Secondly, there are some shortcomings in some existing image security transmission algorithms based on the cloud. For example, although the algorithms [4, 23, 49] effectively encrypts the image, it lacks the authenticity authentication of the image, which makes it impossible to prevent the malicious tampering of the cloud. That’s because when data is stored on the cloud, the cloud may distort the stored image data or return calculation results at will because of laziness or curiosity. In this paper, we judge the authenticity of the image data by the contour information of the detail components and the approximate component obtained by the decryption scheme, which can effectively prevent the tampering of image data stored on the cloud.

Finally, algorithms [51, 52, 54, 57] require two different sampling and reconstruction to ensure the security of CS reconstruction. In this paper, we only use one sampling and reconstruction to achieve the security authentication of image data stored on the cloud, and a lot of time-consuming CS reconstruction process is completed on the cloud, which effectively improves the transmission efficiency of image data. To sum up, compared with other existing algorithms, the proposed algorithms have some predominance.

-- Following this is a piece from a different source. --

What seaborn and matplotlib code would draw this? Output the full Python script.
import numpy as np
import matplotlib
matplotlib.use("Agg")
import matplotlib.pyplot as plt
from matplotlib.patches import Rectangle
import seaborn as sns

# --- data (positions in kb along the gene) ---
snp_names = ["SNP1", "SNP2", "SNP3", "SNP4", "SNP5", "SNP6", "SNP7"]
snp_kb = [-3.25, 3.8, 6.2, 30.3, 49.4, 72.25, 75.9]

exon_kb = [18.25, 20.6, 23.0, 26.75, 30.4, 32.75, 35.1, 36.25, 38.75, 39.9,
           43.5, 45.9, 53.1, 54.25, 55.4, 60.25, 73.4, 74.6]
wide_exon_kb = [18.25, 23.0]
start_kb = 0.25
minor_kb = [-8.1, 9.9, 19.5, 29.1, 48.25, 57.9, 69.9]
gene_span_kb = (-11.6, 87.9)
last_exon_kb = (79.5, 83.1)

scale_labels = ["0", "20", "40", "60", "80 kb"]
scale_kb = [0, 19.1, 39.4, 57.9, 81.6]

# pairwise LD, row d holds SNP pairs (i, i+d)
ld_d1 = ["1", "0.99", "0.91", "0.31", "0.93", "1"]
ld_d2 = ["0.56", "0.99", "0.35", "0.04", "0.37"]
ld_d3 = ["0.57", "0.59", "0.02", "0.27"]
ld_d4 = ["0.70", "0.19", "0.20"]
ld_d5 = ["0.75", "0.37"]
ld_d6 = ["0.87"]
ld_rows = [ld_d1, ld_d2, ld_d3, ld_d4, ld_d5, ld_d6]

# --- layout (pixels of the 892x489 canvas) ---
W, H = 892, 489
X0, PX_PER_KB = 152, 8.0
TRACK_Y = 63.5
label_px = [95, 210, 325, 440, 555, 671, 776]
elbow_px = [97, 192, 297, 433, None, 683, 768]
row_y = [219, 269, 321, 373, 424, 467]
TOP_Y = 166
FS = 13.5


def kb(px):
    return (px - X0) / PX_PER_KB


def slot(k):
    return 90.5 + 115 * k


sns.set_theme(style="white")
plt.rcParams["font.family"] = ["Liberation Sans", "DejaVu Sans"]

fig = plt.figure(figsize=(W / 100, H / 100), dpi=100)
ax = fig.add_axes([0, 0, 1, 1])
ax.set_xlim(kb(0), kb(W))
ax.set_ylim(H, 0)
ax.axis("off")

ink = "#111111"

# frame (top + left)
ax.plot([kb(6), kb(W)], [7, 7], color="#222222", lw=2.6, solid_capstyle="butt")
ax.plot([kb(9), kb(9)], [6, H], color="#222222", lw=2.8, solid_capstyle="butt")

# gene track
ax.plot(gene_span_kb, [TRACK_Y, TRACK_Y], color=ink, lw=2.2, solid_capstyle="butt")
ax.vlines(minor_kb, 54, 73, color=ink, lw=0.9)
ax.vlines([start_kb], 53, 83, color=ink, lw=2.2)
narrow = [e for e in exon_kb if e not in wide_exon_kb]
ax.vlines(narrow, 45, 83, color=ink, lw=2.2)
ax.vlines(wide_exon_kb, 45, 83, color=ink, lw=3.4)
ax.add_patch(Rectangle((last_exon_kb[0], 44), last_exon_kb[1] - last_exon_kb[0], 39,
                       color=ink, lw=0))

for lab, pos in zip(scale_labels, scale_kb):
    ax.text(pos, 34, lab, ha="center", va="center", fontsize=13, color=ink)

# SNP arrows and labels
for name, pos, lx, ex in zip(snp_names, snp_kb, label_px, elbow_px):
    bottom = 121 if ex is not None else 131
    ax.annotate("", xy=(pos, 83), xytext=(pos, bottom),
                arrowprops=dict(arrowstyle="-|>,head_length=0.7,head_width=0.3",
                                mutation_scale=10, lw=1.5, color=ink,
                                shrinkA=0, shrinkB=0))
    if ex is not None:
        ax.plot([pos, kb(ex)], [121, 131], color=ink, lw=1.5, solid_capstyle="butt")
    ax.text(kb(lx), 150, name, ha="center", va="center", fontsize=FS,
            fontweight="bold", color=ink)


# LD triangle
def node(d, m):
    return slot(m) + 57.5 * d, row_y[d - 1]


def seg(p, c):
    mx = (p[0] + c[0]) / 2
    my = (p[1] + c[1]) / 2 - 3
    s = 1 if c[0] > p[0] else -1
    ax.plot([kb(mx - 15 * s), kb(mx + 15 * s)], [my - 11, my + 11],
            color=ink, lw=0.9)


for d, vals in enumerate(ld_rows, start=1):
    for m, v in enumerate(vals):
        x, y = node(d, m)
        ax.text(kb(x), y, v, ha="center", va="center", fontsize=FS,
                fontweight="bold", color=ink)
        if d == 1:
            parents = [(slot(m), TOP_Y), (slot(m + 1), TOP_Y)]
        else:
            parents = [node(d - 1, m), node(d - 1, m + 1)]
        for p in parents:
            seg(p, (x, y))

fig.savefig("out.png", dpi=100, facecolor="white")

5.10.2 Quantitative analysis with other algorithms

In order to compare with other algorithms conveniently, the image Lena (512 × 512) is chosen as the test image, the information entropy, the correlation of adjacent pixels, PSNR, key space and NPCR are all computed and listed in Table 18.

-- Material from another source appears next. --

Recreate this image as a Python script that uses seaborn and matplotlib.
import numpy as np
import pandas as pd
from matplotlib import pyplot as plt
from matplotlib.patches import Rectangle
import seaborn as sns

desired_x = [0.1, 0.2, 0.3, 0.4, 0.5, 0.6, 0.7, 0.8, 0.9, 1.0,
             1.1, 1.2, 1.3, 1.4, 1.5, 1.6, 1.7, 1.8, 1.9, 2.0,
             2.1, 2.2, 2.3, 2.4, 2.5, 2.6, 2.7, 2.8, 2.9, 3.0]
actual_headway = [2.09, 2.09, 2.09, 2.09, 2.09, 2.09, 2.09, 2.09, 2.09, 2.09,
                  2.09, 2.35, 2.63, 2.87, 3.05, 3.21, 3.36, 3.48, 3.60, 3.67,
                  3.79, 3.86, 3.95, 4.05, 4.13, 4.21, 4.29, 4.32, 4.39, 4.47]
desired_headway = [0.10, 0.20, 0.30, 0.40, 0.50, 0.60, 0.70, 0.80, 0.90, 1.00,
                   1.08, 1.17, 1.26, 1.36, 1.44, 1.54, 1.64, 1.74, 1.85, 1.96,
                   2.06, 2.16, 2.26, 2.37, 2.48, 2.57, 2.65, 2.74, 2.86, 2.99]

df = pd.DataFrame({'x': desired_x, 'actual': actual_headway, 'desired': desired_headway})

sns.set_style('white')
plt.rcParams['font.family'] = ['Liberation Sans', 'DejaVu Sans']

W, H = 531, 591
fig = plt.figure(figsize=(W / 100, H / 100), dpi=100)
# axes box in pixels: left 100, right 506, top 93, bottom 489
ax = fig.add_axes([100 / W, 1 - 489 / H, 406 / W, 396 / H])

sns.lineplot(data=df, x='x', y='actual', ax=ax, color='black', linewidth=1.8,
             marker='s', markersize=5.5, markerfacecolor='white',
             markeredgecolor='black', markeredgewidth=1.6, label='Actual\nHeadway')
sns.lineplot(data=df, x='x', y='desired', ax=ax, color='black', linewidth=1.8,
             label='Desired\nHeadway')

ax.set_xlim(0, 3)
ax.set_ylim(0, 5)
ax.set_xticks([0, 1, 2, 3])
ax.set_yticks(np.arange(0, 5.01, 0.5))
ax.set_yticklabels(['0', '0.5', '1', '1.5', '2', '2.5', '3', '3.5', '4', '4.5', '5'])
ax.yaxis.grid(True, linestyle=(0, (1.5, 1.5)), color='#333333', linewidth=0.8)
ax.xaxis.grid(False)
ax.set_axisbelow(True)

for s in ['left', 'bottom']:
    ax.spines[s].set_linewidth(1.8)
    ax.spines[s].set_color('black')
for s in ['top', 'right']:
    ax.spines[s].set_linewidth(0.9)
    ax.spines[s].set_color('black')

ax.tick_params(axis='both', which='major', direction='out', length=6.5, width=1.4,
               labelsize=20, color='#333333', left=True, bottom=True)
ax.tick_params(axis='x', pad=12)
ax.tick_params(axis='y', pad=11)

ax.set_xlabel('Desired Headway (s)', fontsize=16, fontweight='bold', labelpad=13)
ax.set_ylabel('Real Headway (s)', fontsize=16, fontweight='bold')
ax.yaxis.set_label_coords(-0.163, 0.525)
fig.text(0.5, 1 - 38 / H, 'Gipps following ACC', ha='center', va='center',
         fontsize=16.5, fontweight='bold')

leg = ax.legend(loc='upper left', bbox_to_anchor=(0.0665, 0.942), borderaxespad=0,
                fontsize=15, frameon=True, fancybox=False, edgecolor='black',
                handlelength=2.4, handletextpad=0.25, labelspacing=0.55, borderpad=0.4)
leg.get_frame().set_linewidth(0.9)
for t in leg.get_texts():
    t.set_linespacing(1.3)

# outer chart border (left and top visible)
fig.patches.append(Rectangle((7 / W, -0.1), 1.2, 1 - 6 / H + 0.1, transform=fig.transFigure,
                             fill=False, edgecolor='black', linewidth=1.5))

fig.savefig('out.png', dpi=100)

Table 18 Comparison results with other studies for Lena image

As depicted from Table 18 that the information entropy gotten by our algorithm is close to the theoretical value of 8, and it is more than the information entropy of algorithms [12, 27, 29, 59], which illustrates the effectiveness of our algorithm. Meanwhile, in addition to the correlation coefficient of adjacent pixels in the vertical direction, those in the other two directions of cipher image are better than those in algorithms [12, 27, 29, 59], which shows that our method can effectively reduce the correlation coefficient between adjacent pixels. The PSNR of our algorithm is better than algorithms [12, 29, 59], which shows that our method has good reconstruction quality. In addition, the key space of the proposed method is better than most algorithms [12, 27, 59], and the NPCR value is higher than algorithm [12], close to algorithms [27, 29, 59]. It shows that the proposed algorithm has a good ability to resist differential attacks. Conclusively, the comparative analyses between our method and other algorithms verify the effectiveness and advantage of our algorithm and it can be applied to the field of image security.

6 Conclusion

In this paper, we designed a secure and efficient cloud-decryption-assisted image compression-encryption based on CS and DRPE. Specifically, the original image is firstly transformed into an approximate component and three detail components by DWT, and then the important approximate component is shuffled, and the unimportant detail components are compressed by CS. Subsequently, perform DRPE, random pixel scrambling and diffusion to obtain the final cipher image. In addition, the SHA-256 function of plain image is utilized to generate the initial values of the chaotic systems, the obtained chaotic sequences are used in the encryption stages, ensuring the correlation between the algorithm and plain image. During the decryption process, the partial decryption is firstly manipulated on the cloud to obtain the intermediate cipher image, and then the final decryption is performed on the user to obtain the plain image, which not only saves a lot of time, but also protects user privacy and prevents cloud deception.

Simulation results demonstrate that the proposed algorithm not only reduces the amount of image data transmitted and stored, but also has good security performance, and at the same time can achieve fast decryption, which can be applied in medical, commercial and other fields that require real-time processing of big data images. However, the algorithm designed in this paper also has shortcomings. Among them, it is artificial to judge whether the image stored on the cloud has been tampered by comparing the contour information of the detail component and the approximate component. In the future, it will be more effective to design a contour comparison algorithm to realize this process.